After college, Hal Gurnee moved to New York in 1948 to work in advertising, having been inspired by films such as Jack Conway’s The Hucksters. This career was short-lived as he began working at the DuMont Television Network in the control room during the early age of television in the 40s and 50s. It was here he worked on one of DuMont’s most well-known shows, Jackie Gleason’s Cavalcade of Stars, as well as associate directing New York Yankees and Giants games. When the Dumont Network went out of business, Gurnee took a job as an AD at NBC, working on a variety of shows including The Tonight Show which had recently switched hosts to Jack Paar. When the director of the show was fired, Gurnee was given his big break and asked to helm the show, becoming the full-time Tonight Show director up until Paar’s run ended in 1962. Gurnee continued to direct the show during the transition period before Johnny Carson was given the reins to the show, working closely with guest hosts Merv Griffin, Groucho Marx and Jerry Lewis.

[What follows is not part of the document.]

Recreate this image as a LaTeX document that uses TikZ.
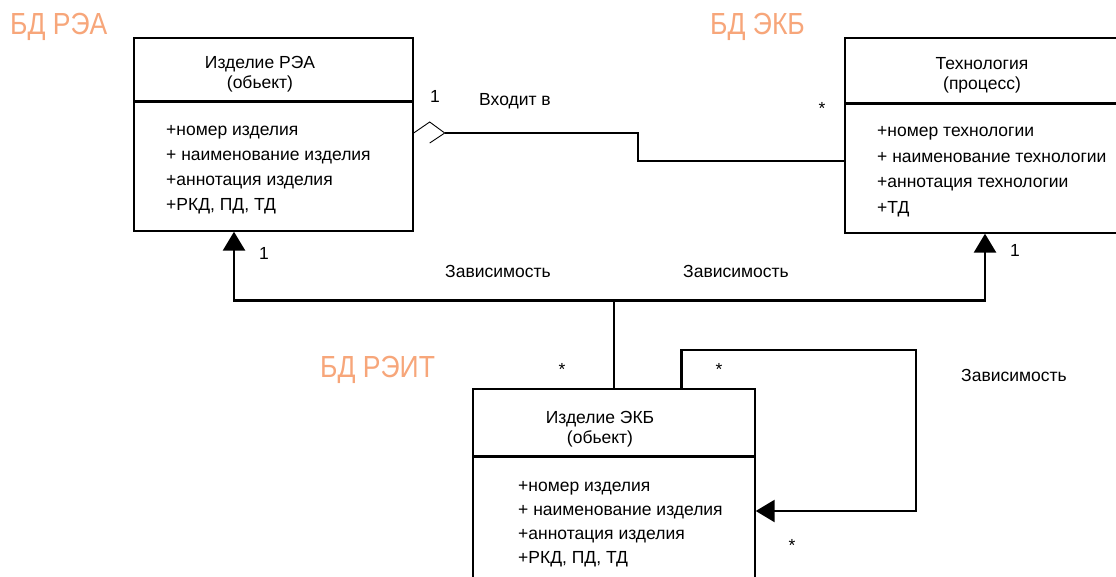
\documentclass[tikz,border=0pt]{standalone}
\usepackage{fontspec}
\setmainfont{Liberation Sans}
\newfontfamily\bdfont[FakeStretch=0.87]{Liberation Sans}
\usetikzlibrary{arrows.meta}
\definecolor{bdorange}{RGB}{247,166,122}
\tikzset{
  umlbox/.style={draw, line width=1.4pt, inner sep=0pt, fill=none},
  divider/.style={line width=3pt},
  conn/.style={line width=2.8pt},
  loopconn/.style={line width=2.5pt},
  deparrow/.style={-{Triangle[width=22pt,length=19pt]}},
  txt/.style={inner sep=0pt, font=\fontsize{17.5}{20}\selectfont},
  attr/.style={txt, anchor=base west},
  ttl/.style={txt, anchor=base},
  lbl/.style={txt, anchor=base},
  bd/.style={inner sep=0pt, anchor=base west, text=bdorange, font=\bdfont\fontsize{30.5}{34}\selectfont}
}
\begin{document}
\begin{tikzpicture}[x=1pt,y=-1pt]
\useasboundingbox (0,0) rectangle (1116,577);
\clip (0,0) rectangle (1116,577);
\fill[white] (0,0) rectangle (1116,577);

% helper heights
\coordinate (h133) at (0,133);
\coordinate (h161) at (0,161);
\coordinate (h511) at (0,511);

% boxes
\node[umlbox, minimum width=279pt, minimum height=193pt] (rea) at (273.5,134.5) {};
\node[umlbox, minimum width=300pt, minimum height=195pt] (tech) at (995,135.5) {};
\node[umlbox, minimum width=282pt, minimum height=221pt] (ekb) at (614,499.5) {};

\draw[divider] ([yshift=-64pt]rea.north west) -- ([yshift=-64pt]rea.north east);
\draw[divider] ([yshift=-66pt]tech.north west) -- ([yshift=-66pt]tech.north east);
\draw[divider] ([yshift=-68pt]ekb.north west) -- ([yshift=-68pt]ekb.north east);

% left box texts
\node[ttl] (reaT1) at (260,69) {Изделие РЭА};
\node[ttl] (reaT2) at (260,89) {(обьект)};
\node[attr] (reaA1) at (166,136) {+номер изделия};
\node[attr] (reaA2) at (166,161) {+ наименование изделия};
\node[attr] (reaA3) at (166,186) {+аннотация изделия};
\node[attr] (reaA4) at (166,211) {+РКД, ПД, ТД};

% right box texts
\node[ttl] (techT1) at (982,70) {Технология};
\node[ttl] (techT2) at (982,90) {(процесс)};
\node[attr] (techA1) at (877,137) {+номер технологии};
\node[attr] (techA2) at (877,163) {+ наименование технологии};
\node[attr] (techA3) at (877,188) {+аннотация технологии};
\node[attr] (techA4) at (877,214) {+ТД};

% bottom box texts
\node[ttl] (ekbT1) at (600,423) {Изделие ЭКБ};
\node[ttl] (ekbT2) at (600,443) {(обьект)};
\node[attr] (ekbA1) at (518,491) {+номер изделия};
\node[attr] (ekbA2) at (518,515) {+ наименование изделия};
\node[attr] (ekbA3) at (518,539) {+аннотация изделия};
\node[attr] (ekbA4) at (518,563) {+РКД, ПД, ТД};

% orange database labels
\node[bd] (bdRea) at (10,35) {БД РЭА};
\node[bd] (bdEkb) at (710,35) {БД ЭКБ};
\node[bd] (bdReit) at (320,377) {БД РЭИТ};

% aggregation "Входит в"
\coordinate (dL) at (rea.east |- h133);
\draw[line width=0.9pt] (dL) -- ++(16,-11) coordinate (dT) -- ++(15,11) coordinate (dR) -- ++(-15,10);
\draw[conn] (dR) -- (638,133) |- (tech.west |- h161);
\node[lbl] (m1) at (435,103) {1};
\node[lbl] (lIn) at (515,106) {Входит в};
\node[lbl] (m2) at (822,115) {*};

% dependencies to upper boxes
\draw[conn] (ekb.north) -- ++(0,-88) coordinate (j);
\draw[conn, deparrow] (j) -| ([xshift=-39.5pt]rea.south);
\draw[conn, deparrow] (j) -| ([xshift=-10pt]tech.south);
\node[lbl] (m3) at (264,260) {1};
\node[lbl] (dep1) at (498,277) {Зависимость};
\node[lbl] (dep2) at (736,277) {Зависимость};
\node[lbl] (m4) at (1015,257) {1};
\node[lbl] (m5) at (562,375) {*};

% self dependency
\coordinate (s0) at ([xshift=209pt]ekb.north west);
\draw[loopconn, deparrow] (s0) |- (916,350) |- (ekb.east |- h511);
\node[lbl] (m6) at (719,375) {*};
\node[lbl] (m7) at (792,551) {*};
\node[lbl] (dep3) at (1014,381) {Зависимость};
\end{tikzpicture}
\end{document}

Gurnee subsequently went with Paar to direct his post-Tonight Show productions of the 1960s and 70s, The Jack Paar Program and Jack Paar Tonite.
After semi-retiring from the business, a chance run-in with producer and manager Jack Rowlins led to Gurnee taking over directorial duties for the soon-to-be-cancelled daytime talk show, The David Letterman Show on NBC. This began a long personal and professional relationship with David Letterman, and when just a year after the daytime series ended and Letterman was given Late Night to follow The Tonight Show, Gurnee was hired to direct. Gurnee, along with Letterman, was instrumental in setting the show in New York instead of Los Angeles, where it remained its entire run. In 1992 when David Letterman was passed over for The Tonight Show job after Johnny Carson ended his 30-year tenure, Gurnee moved to CBS with the host to direct and produce his new, and still-running, Late Show with David Letterman, where he continued to film out of New York. Despite again semi-retiring in 1995, Gurnee returned to television to direct The Man Show in 1999.
For his directorial efforts Gurnee was nominated for nine DGA Awards; six for Late Night With David Letterman (1988-93) and three for Late Show with David Letterman (1994-96). He was also nominated for 12 Primetime Emmy Awards, all for his shows with David Letterman, winning twice, for directing Late Night in 1991, and producing Late Show in 1994.